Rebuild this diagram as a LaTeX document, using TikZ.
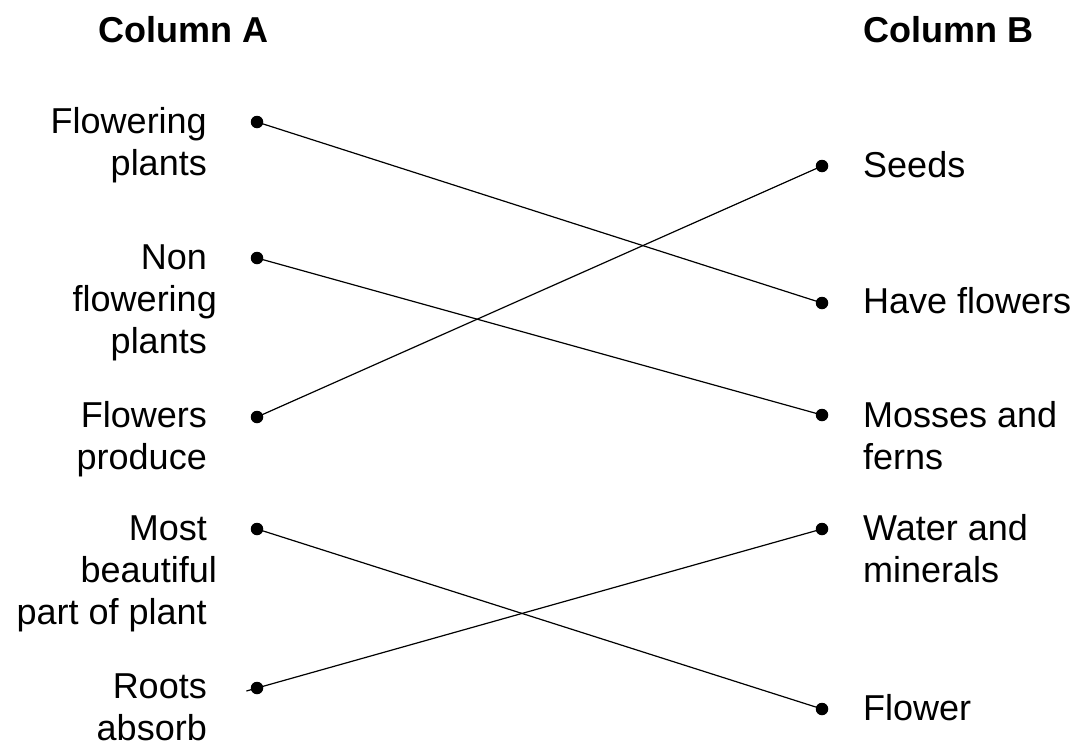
····················
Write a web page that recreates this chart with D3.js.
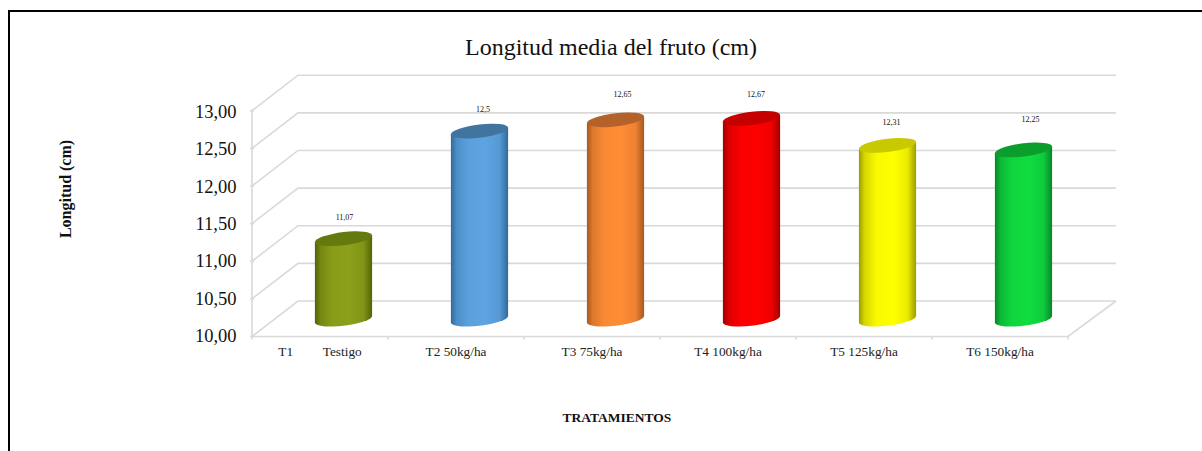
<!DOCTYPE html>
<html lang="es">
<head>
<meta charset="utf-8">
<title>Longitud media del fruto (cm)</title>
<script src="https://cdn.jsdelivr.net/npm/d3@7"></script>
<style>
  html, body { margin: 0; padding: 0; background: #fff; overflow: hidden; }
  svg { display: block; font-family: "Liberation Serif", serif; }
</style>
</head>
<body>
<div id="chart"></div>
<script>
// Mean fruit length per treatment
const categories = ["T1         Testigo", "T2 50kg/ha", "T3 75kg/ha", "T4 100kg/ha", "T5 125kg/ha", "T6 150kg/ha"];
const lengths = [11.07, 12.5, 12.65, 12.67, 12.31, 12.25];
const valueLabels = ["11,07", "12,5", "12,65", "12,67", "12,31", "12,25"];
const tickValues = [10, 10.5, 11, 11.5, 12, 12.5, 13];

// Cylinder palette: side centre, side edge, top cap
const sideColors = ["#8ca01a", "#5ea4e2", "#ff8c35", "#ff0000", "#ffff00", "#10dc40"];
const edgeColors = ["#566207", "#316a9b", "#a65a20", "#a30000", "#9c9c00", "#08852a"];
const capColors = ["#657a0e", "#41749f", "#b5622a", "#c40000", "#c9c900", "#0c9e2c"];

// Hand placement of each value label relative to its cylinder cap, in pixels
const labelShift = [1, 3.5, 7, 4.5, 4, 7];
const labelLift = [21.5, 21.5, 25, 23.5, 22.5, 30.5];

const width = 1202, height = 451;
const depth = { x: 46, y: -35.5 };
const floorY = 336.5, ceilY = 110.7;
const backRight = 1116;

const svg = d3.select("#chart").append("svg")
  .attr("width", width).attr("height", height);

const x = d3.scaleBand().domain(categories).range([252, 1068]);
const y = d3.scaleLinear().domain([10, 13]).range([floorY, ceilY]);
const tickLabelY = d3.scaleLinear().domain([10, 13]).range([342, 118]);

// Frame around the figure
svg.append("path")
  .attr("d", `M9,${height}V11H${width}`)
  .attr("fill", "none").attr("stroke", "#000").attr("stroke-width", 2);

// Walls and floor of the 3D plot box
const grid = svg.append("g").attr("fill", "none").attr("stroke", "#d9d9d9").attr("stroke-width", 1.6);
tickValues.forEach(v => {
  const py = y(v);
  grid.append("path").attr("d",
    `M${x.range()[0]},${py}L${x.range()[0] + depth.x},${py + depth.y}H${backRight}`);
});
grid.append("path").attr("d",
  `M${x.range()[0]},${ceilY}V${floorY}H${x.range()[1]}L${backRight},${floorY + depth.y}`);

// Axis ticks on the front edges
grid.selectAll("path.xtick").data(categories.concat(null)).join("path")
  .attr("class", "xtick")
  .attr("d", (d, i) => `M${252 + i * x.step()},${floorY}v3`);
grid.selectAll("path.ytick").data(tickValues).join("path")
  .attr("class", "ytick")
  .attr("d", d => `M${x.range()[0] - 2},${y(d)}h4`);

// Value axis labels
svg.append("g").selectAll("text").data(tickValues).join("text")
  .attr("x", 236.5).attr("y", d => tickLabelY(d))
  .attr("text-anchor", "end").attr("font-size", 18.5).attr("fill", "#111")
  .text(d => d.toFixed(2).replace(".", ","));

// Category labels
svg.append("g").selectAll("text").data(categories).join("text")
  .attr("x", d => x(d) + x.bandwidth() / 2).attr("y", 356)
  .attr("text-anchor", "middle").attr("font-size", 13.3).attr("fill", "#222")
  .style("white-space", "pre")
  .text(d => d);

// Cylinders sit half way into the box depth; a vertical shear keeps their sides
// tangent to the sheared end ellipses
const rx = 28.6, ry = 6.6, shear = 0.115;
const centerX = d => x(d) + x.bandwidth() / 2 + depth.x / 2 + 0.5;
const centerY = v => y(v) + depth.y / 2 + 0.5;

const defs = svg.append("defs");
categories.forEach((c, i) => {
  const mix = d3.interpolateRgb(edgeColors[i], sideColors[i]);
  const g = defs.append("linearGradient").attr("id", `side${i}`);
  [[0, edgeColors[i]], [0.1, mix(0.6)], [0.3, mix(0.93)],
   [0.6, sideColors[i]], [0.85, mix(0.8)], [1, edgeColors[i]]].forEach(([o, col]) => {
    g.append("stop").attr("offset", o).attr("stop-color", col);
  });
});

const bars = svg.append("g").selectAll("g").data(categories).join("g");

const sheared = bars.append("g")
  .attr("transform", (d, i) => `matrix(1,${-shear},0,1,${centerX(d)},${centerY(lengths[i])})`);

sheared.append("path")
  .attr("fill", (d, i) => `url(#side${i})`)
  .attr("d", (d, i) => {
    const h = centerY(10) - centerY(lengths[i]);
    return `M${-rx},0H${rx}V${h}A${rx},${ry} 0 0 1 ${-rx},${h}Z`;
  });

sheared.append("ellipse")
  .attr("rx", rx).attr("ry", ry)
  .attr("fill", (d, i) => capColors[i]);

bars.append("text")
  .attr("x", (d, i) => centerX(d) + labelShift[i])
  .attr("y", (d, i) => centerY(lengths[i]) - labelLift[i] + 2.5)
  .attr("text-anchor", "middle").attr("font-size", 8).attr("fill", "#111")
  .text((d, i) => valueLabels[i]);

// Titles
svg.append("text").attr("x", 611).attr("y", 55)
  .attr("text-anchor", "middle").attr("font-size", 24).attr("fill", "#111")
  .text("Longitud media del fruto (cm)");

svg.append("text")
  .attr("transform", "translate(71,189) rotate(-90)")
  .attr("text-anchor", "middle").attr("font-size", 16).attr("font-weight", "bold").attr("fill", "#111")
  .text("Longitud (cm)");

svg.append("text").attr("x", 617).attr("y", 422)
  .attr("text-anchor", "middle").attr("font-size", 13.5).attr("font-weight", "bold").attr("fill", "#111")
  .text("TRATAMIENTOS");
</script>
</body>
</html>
····················
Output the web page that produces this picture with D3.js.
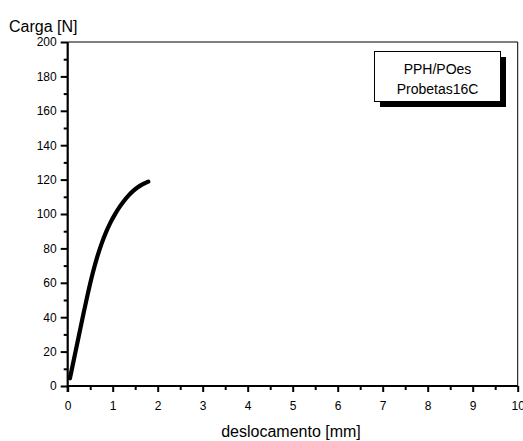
····················
# AIM
Among the lines of the data above, count those holding "with" and state only the number.

# SOLUTION TO THIS EXERCISE
2